- _Your instructions_
Reproduce all of the material word for word.
** start Source excerpt **
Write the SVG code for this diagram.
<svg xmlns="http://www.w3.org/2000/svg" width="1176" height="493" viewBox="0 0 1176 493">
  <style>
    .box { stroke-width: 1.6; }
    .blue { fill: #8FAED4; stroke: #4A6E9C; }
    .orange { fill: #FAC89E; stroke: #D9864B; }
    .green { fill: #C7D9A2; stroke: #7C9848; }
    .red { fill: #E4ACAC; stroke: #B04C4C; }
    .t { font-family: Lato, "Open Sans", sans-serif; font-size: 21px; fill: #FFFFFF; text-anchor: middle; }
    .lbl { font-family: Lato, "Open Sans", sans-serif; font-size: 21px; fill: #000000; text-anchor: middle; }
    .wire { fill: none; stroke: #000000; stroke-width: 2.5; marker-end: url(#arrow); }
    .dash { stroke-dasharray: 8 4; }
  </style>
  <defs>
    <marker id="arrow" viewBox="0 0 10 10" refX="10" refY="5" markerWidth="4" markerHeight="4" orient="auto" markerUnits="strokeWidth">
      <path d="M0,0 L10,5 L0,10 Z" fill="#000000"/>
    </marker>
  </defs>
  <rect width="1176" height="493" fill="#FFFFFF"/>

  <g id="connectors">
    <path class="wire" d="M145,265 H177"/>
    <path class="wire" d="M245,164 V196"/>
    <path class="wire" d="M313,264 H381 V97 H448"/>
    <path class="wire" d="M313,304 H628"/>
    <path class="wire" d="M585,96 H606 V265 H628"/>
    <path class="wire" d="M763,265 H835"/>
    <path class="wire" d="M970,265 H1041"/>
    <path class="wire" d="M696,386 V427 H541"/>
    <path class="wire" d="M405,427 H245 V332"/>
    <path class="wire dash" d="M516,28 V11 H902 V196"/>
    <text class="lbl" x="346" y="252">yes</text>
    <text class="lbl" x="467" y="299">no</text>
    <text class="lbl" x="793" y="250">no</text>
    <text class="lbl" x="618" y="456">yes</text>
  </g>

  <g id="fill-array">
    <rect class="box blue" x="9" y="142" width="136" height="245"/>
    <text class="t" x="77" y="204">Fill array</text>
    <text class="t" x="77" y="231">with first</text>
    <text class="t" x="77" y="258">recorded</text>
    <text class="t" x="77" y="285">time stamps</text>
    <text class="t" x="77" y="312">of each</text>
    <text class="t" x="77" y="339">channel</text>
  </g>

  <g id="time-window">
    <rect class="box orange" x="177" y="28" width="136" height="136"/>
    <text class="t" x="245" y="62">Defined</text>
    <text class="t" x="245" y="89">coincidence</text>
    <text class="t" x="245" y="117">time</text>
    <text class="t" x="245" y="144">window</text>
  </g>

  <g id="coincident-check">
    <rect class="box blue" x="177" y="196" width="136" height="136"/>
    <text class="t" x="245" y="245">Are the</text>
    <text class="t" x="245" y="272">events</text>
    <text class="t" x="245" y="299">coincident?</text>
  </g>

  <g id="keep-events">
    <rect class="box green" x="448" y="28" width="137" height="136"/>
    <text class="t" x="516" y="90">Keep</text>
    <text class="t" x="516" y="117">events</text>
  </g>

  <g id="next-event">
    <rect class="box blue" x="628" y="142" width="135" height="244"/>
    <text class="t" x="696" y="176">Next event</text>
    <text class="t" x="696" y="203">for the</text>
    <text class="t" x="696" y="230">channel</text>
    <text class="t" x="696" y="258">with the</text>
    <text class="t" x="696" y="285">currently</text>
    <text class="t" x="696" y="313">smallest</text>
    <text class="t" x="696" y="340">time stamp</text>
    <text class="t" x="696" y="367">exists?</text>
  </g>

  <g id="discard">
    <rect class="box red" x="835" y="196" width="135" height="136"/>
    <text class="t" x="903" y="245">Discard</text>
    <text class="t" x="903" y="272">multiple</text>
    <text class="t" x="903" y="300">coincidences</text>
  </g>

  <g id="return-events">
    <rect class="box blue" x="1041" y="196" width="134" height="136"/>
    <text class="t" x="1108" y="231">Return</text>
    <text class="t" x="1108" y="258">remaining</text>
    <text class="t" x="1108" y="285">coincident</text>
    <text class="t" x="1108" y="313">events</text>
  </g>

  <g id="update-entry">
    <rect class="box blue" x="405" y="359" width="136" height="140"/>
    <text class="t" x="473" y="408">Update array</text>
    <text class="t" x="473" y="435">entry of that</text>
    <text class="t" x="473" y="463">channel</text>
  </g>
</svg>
** end Source excerpt **
- _Answer to this problem_
Write the SVG code for this diagram.
<svg xmlns="http://www.w3.org/2000/svg" width="1176" height="493" viewBox="0 0 1176 493">
  <style>
    .box { stroke-width: 1.6; }
    .blue { fill: #8FAED4; stroke: #4A6E9C; }
    .orange { fill: #FAC89E; stroke: #D9864B; }
    .green { fill: #C7D9A2; stroke: #7C9848; }
    .red { fill: #E4ACAC; stroke: #B04C4C; }
    .t { font-family: Lato, "Open Sans", sans-serif; font-size: 21px; fill: #FFFFFF; text-anchor: middle; }
    .lbl { font-family: Lato, "Open Sans", sans-serif; font-size: 21px; fill: #000000; text-anchor: middle; }
    .wire { fill: none; stroke: #000000; stroke-width: 2.5; marker-end: url(#arrow); }
    .dash { stroke-dasharray: 8 4; }
  </style>
  <defs>
    <marker id="arrow" viewBox="0 0 10 10" refX="10" refY="5" markerWidth="4" markerHeight="4" orient="auto" markerUnits="strokeWidth">
      <path d="M0,0 L10,5 L0,10 Z" fill="#000000"/>
    </marker>
  </defs>
  <rect width="1176" height="493" fill="#FFFFFF"/>

  <g id="connectors">
    <path class="wire" d="M145,265 H177"/>
    <path class="wire" d="M245,164 V196"/>
    <path class="wire" d="M313,264 H381 V97 H448"/>
    <path class="wire" d="M313,304 H628"/>
    <path class="wire" d="M585,96 H606 V265 H628"/>
    <path class="wire" d="M763,265 H835"/>
    <path class="wire" d="M970,265 H1041"/>
    <path class="wire" d="M696,386 V427 H541"/>
    <path class="wire" d="M405,427 H245 V332"/>
    <path class="wire dash" d="M516,28 V11 H902 V196"/>
    <text class="lbl" x="346" y="252">yes</text>
    <text class="lbl" x="467" y="299">no</text>
    <text class="lbl" x="793" y="250">no</text>
    <text class="lbl" x="618" y="456">yes</text>
  </g>

  <g id="fill-array">
    <rect class="box blue" x="9" y="142" width="136" height="245"/>
    <text class="t" x="77" y="204">Fill array</text>
    <text class="t" x="77" y="231">with first</text>
    <text class="t" x="77" y="258">recorded</text>
    <text class="t" x="77" y="285">time stamps</text>
    <text class="t" x="77" y="312">of each</text>
    <text class="t" x="77" y="339">channel</text>
  </g>

  <g id="time-window">
    <rect class="box orange" x="177" y="28" width="136" height="136"/>
    <text class="t" x="245" y="62">Defined</text>
    <text class="t" x="245" y="89">coincidence</text>
    <text class="t" x="245" y="117">time</text>
    <text class="t" x="245" y="144">window</text>
  </g>

  <g id="coincident-check">
    <rect class="box blue" x="177" y="196" width="136" height="136"/>
    <text class="t" x="245" y="245">Are the</text>
    <text class="t" x="245" y="272">events</text>
    <text class="t" x="245" y="299">coincident?</text>
  </g>

  <g id="keep-events">
    <rect class="box green" x="448" y="28" width="137" height="136"/>
    <text class="t" x="516" y="90">Keep</text>
    <text class="t" x="516" y="117">events</text>
  </g>

  <g id="next-event">
    <rect class="box blue" x="628" y="142" width="135" height="244"/>
    <text class="t" x="696" y="176">Next event</text>
    <text class="t" x="696" y="203">for the</text>
    <text class="t" x="696" y="230">channel</text>
    <text class="t" x="696" y="258">with the</text>
    <text class="t" x="696" y="285">currently</text>
    <text class="t" x="696" y="313">smallest</text>
    <text class="t" x="696" y="340">time stamp</text>
    <text class="t" x="696" y="367">exists?</text>
  </g>

  <g id="discard">
    <rect class="box red" x="835" y="196" width="135" height="136"/>
    <text class="t" x="903" y="245">Discard</text>
    <text class="t" x="903" y="272">multiple</text>
    <text class="t" x="903" y="300">coincidences</text>
  </g>

  <g id="return-events">
    <rect class="box blue" x="1041" y="196" width="134" height="136"/>
    <text class="t" x="1108" y="231">Return</text>
    <text class="t" x="1108" y="258">remaining</text>
    <text class="t" x="1108" y="285">coincident</text>
    <text class="t" x="1108" y="313">events</text>
  </g>

  <g id="update-entry">
    <rect class="box blue" x="405" y="359" width="136" height="140"/>
    <text class="t" x="473" y="408">Update array</text>
    <text class="t" x="473" y="435">entry of that</text>
    <text class="t" x="473" y="463">channel</text>
  </g>
</svg>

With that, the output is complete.